Fair Work Australia reinstates sacked worker despite safety breaches, cites employees poor job prospects

Employer groups are furious with Fair Work Australia’s decision to order the reinstatement of a worker who was sacked because of “serious misconduct” relating to a health and safety breach, because of his family circumstances, length of service and poor job prospects.

The case involves Paul Quinlivan, an employee at Norske Skog Paper Mills in Albury, who was dismissed in September last year after repeatedly removing his safety glasses while cleaning a piece of machinery during a plant shutdown.

While FWA vice president Michael Lawler found “the applicant’s dismissal was neither unjust nor unreasonable” he did find it was harsh, citing the fact that Quinlivan is married with two daughters aged 9 and 11, was poorly educated and has a $70,000 mortgage and had low chances of finding other work.

“If the applicant had substantially lesser service, had not been a middle aged man with very poor employment prospects for whom the dismissal has such serious personal and economic consequences or if it had been brought home to him at any time on September 2, 2009 that a further breach would have serious consequences, I would not have concluded that the dismissal was harsh.”

Lawler ordered the worker be reinstated and the worker be compensated for lost pay, although he did reduce the amount of back pay the employee could receive as a sort of sanction against him. He also told the employee that he is on his final warning.

But the decision has outraged the Australian Chamber of Commerce and Industry, who are concerned that FWA has sent the wrong message to companies who take their health and safety obligations seriously.

“The principal concern so far is here is a company that is quite clearly aware of its health and safety obligation and has taken actions in accordance with those obligations. But its decisions taken in the health and safety area are being second-guessed by the industrial trial,” ACCI’s workplace policy director David Gregory told SmartCompany this morning.
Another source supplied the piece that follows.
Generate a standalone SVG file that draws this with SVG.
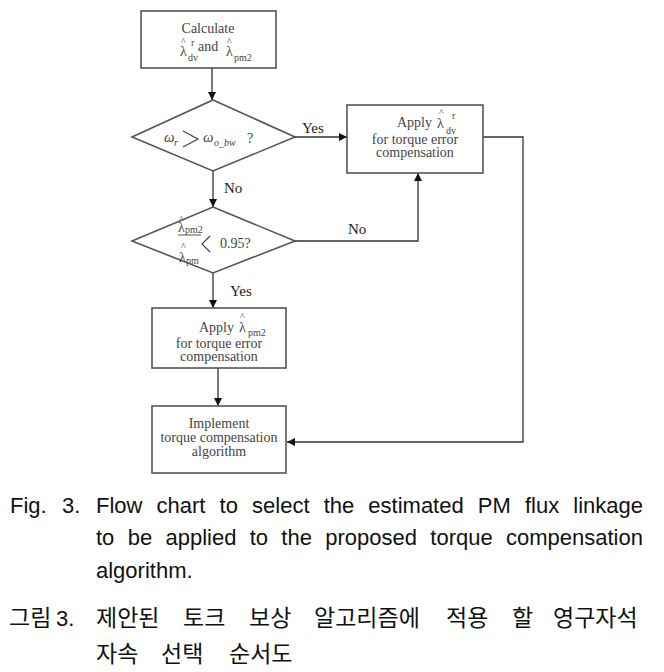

But he is also concerned of a precedent that would require employers to look deeply into the personal circumstances of an employee before they are justifiably and reasonably terminated.

“What is the employer supposed to do? Is this decision suggesting that prior to terminating an employee it is required to take into account the personal circumstances of an employee, their family situation and their job prospects?

“It’s imposing an obligation on employers that we don’t want to see. Is that really what employers want and what unions want?”

Workplace lawyer Peter Vitale of CCI Lawyers says while Lawler’s decision to put the employees personal circumstances in front of the safety breach is unusual but not unheard of.

“It’s always been the understanding that harshness to some extent revolves around the personal circumstances of the individual. It’s only in what the Commission views as pretty extreme circumstances will they override a termination.”

Andrew Douglas of Douglas Workplace and Litigation says the case should serve as a reminder to employees that they must consider personal circumstances when moving towards a termination.

“Too many employers say ‘I’ve got to set a precedent here’ and they forget to apply the personal circumstances.”

He says the main personal circumstances include the employees’ employment history (specifically previous warnings or breaches of company policy), their length of services (the longer the employee has been with the company, the less likely they are to be able to walk into another job) and their future job prospects (with particular attention to their age).

“You need to examine their personal circumstance as they pertain to work. However, I would not be taking this as a signal that employers need to look into an employees’ life outside of work if it does not relate to their job.”

But does this mean that employers are stuck with underperforming workers, just because they are long-serving or have poor future job prospects?

Douglas says no, but says employers must be able to show that the dismissal is the result of careful performance management, including documented plans to attempt to help a worker improve.

Vitale also says the case underlines the need for employers to warn workers that they can face dismissal for safety breaches.

“Employers should have policies that have the most serious consequences in place for a breach. Yes, an employer should and is in within their rights to tell employees that if they are continuing to breach they are putting their employment at risk.”